Goal of the exercise - Retype the opening lines of the data exactly, stopping after the line that contains "var minorTicks = [100, 300, 500];". Skip every picture.

━━━ Given entries

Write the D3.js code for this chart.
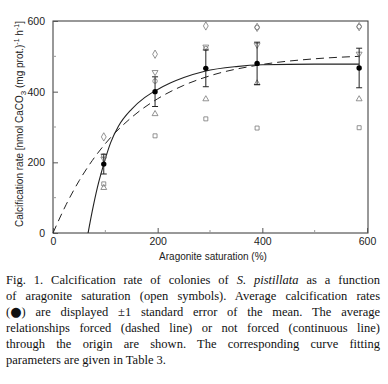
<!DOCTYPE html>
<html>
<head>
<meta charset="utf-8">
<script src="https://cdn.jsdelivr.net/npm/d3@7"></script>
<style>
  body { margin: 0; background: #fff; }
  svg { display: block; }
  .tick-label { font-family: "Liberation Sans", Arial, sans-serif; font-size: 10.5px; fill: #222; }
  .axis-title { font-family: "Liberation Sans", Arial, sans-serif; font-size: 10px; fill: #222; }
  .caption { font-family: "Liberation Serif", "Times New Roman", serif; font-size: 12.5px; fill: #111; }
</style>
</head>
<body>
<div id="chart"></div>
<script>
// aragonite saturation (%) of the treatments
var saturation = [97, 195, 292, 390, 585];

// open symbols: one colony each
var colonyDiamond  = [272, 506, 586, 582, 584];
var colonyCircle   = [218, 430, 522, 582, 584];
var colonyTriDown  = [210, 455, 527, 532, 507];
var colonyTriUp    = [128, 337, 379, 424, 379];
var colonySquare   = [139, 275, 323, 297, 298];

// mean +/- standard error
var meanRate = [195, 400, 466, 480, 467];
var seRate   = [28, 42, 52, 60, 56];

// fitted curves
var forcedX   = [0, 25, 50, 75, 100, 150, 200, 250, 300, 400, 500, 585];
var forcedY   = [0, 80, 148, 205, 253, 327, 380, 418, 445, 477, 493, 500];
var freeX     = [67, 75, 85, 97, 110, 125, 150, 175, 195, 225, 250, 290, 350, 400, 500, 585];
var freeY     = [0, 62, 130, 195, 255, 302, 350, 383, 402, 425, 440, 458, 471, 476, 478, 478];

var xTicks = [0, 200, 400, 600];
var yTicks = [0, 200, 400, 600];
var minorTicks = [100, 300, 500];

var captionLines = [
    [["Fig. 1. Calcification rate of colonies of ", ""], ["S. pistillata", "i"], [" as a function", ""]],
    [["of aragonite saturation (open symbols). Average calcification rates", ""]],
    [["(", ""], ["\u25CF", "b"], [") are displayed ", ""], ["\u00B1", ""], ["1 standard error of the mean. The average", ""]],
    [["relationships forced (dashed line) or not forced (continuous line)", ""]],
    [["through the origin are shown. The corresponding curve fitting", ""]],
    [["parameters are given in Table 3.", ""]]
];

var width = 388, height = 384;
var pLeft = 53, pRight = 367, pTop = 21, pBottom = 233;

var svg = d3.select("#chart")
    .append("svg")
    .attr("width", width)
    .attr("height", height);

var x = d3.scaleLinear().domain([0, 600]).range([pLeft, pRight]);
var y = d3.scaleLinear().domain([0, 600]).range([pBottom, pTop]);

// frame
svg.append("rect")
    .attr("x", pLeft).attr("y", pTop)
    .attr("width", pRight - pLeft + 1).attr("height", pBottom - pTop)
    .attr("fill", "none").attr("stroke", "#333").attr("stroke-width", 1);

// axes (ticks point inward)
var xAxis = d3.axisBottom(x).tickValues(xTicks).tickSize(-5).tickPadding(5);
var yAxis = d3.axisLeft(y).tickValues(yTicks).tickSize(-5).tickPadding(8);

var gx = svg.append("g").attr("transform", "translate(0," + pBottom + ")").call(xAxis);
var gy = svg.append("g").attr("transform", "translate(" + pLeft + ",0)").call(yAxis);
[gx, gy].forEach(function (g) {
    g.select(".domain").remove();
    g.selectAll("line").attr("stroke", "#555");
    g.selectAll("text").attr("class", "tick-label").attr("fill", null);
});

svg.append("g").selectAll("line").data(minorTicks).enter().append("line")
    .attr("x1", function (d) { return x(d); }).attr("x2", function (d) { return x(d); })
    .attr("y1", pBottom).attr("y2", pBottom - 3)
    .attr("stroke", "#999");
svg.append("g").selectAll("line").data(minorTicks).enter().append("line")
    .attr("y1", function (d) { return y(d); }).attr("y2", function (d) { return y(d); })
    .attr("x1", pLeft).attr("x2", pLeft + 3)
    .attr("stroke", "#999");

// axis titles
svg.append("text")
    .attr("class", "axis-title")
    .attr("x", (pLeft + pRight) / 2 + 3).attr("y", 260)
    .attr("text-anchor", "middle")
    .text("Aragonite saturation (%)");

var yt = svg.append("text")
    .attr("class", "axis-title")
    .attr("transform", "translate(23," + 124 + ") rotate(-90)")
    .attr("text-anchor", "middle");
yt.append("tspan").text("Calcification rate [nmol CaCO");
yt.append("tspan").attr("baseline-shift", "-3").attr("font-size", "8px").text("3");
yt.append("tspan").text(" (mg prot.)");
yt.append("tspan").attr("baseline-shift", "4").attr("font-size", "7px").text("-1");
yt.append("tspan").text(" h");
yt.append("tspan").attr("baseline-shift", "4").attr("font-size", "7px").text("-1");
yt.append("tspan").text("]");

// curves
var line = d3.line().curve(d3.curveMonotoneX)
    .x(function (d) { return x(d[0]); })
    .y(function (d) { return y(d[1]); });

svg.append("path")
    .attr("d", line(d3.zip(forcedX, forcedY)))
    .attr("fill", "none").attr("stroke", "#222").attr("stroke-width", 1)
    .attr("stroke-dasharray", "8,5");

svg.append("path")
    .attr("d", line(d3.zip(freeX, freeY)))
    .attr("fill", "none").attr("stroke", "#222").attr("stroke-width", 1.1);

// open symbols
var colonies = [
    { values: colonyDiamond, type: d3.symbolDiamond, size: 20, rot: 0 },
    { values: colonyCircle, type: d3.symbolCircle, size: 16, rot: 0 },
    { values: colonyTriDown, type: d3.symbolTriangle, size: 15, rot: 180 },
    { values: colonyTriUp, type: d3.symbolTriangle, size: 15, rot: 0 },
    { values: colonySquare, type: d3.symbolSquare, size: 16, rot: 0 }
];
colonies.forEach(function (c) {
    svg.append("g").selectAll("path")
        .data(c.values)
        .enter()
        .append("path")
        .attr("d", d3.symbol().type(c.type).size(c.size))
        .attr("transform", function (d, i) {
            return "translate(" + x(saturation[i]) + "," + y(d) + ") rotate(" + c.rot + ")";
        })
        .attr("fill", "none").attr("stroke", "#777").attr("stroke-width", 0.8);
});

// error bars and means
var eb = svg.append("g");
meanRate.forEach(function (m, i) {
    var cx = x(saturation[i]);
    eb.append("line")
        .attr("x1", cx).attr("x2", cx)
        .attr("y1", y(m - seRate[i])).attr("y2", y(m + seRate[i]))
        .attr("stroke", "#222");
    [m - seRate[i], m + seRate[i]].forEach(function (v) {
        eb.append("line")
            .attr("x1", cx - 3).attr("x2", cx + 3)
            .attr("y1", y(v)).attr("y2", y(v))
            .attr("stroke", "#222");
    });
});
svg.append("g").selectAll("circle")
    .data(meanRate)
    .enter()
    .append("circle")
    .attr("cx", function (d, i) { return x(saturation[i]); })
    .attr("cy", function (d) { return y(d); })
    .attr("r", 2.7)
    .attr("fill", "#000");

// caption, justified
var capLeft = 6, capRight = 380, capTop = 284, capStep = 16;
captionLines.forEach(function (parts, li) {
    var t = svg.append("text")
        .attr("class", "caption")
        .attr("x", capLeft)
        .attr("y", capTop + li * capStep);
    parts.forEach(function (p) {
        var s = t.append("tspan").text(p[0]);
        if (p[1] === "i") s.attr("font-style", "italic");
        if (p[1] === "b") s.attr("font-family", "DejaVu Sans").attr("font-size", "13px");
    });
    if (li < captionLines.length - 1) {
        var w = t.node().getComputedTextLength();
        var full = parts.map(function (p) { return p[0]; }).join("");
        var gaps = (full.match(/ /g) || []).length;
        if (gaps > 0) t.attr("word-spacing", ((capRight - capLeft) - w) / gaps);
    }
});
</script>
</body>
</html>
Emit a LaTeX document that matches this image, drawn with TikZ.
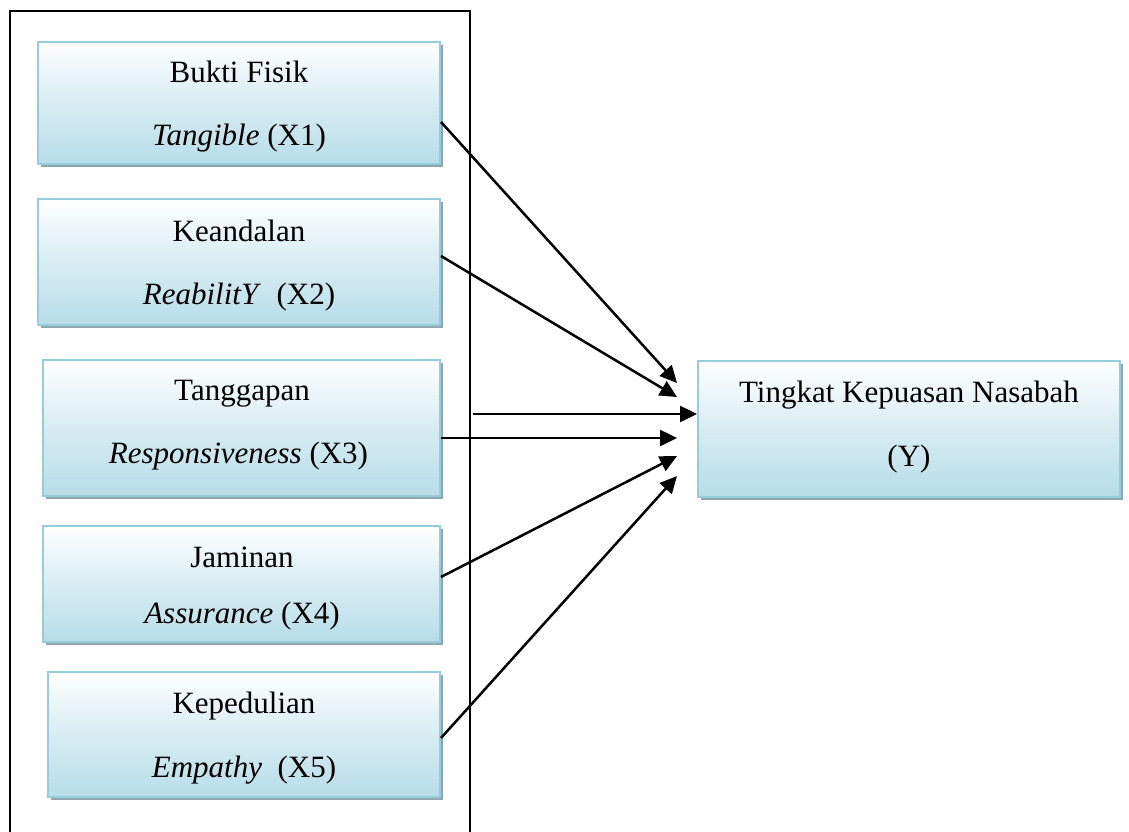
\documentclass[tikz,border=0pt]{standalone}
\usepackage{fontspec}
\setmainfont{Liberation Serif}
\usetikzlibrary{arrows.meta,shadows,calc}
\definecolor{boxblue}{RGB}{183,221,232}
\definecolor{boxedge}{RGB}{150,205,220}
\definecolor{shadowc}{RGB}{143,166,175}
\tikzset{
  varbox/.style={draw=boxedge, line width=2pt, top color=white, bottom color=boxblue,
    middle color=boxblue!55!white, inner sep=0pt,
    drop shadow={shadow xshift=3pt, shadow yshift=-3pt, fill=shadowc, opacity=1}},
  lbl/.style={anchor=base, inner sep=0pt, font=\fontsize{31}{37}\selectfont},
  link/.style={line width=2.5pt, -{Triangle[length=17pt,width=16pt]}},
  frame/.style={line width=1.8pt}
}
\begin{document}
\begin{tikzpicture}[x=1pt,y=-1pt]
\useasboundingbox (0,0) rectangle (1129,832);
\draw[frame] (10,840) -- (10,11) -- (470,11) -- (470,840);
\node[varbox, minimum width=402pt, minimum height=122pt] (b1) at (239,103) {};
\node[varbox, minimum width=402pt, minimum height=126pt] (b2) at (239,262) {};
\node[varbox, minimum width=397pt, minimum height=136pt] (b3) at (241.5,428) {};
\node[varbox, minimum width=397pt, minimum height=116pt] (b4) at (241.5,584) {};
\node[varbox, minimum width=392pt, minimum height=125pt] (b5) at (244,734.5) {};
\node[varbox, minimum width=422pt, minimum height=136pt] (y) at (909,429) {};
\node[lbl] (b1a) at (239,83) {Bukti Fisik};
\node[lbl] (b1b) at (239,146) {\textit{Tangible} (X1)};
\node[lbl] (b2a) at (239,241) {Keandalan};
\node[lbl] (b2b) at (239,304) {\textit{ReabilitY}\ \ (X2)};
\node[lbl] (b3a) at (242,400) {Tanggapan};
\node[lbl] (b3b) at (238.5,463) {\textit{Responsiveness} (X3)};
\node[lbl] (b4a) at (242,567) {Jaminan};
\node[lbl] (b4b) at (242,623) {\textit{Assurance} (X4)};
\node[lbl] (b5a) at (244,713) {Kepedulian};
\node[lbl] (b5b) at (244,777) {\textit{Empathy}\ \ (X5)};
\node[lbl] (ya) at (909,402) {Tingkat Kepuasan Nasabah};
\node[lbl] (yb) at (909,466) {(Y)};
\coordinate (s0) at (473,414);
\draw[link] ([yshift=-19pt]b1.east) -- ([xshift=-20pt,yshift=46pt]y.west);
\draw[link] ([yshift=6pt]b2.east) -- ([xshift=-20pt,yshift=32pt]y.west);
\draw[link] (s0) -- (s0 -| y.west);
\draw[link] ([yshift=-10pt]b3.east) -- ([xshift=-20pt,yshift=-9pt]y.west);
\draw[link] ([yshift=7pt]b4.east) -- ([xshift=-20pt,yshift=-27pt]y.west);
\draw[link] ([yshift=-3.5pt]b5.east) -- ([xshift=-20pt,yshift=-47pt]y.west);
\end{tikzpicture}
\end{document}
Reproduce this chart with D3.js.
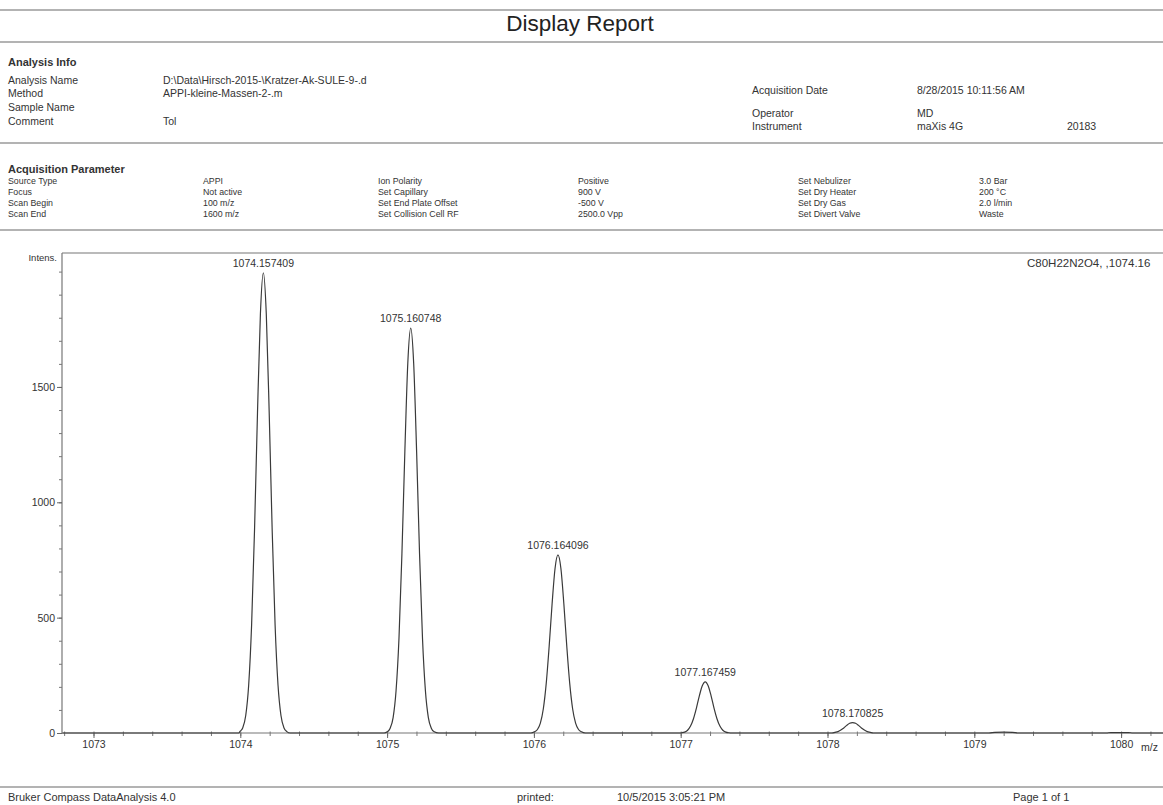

━━━━━━

Right answer -
Write the D3.js code for this chart.
<!DOCTYPE html>
<html>
<head>
<meta charset="utf-8">
<script src="https://cdn.jsdelivr.net/npm/d3@7"></script>
<style>
  body { margin: 0; background: #fff; }
  svg { display: block; }
  .tick-label { font-family: "Liberation Sans", Arial, sans-serif; font-size: 10.5px; fill: #222; }
  .axis-title { font-family: "Liberation Sans", Arial, sans-serif; font-size: 10px; fill: #222; }
  .caption { font-family: "Liberation Serif", "Times New Roman", serif; font-size: 12.5px; fill: #111; }
</style>
</head>
<body>
<div id="chart"></div>
<script>
// aragonite saturation (%) of the treatments
var saturation = [97, 195, 292, 390, 585];

// open symbols: one colony each
var colonyDiamond  = [272, 506, 586, 582, 584];
var colonyCircle   = [218, 430, 522, 582, 584];
var colonyTriDown  = [210, 455, 527, 532, 507];
var colonyTriUp    = [128, 337, 379, 424, 379];
var colonySquare   = [139, 275, 323, 297, 298];

// mean +/- standard error
var meanRate = [195, 400, 466, 480, 467];
var seRate   = [28, 42, 52, 60, 56];

// fitted curves
var forcedX   = [0, 25, 50, 75, 100, 150, 200, 250, 300, 400, 500, 585];
var forcedY   = [0, 80, 148, 205, 253, 327, 380, 418, 445, 477, 493, 500];
var freeX     = [67, 75, 85, 97, 110, 125, 150, 175, 195, 225, 250, 290, 350, 400, 500, 585];
var freeY     = [0, 62, 130, 195, 255, 302, 350, 383, 402, 425, 440, 458, 471, 476, 478, 478];

var xTicks = [0, 200, 400, 600];
var yTicks = [0, 200, 400, 600];
var minorTicks = [100, 300, 500];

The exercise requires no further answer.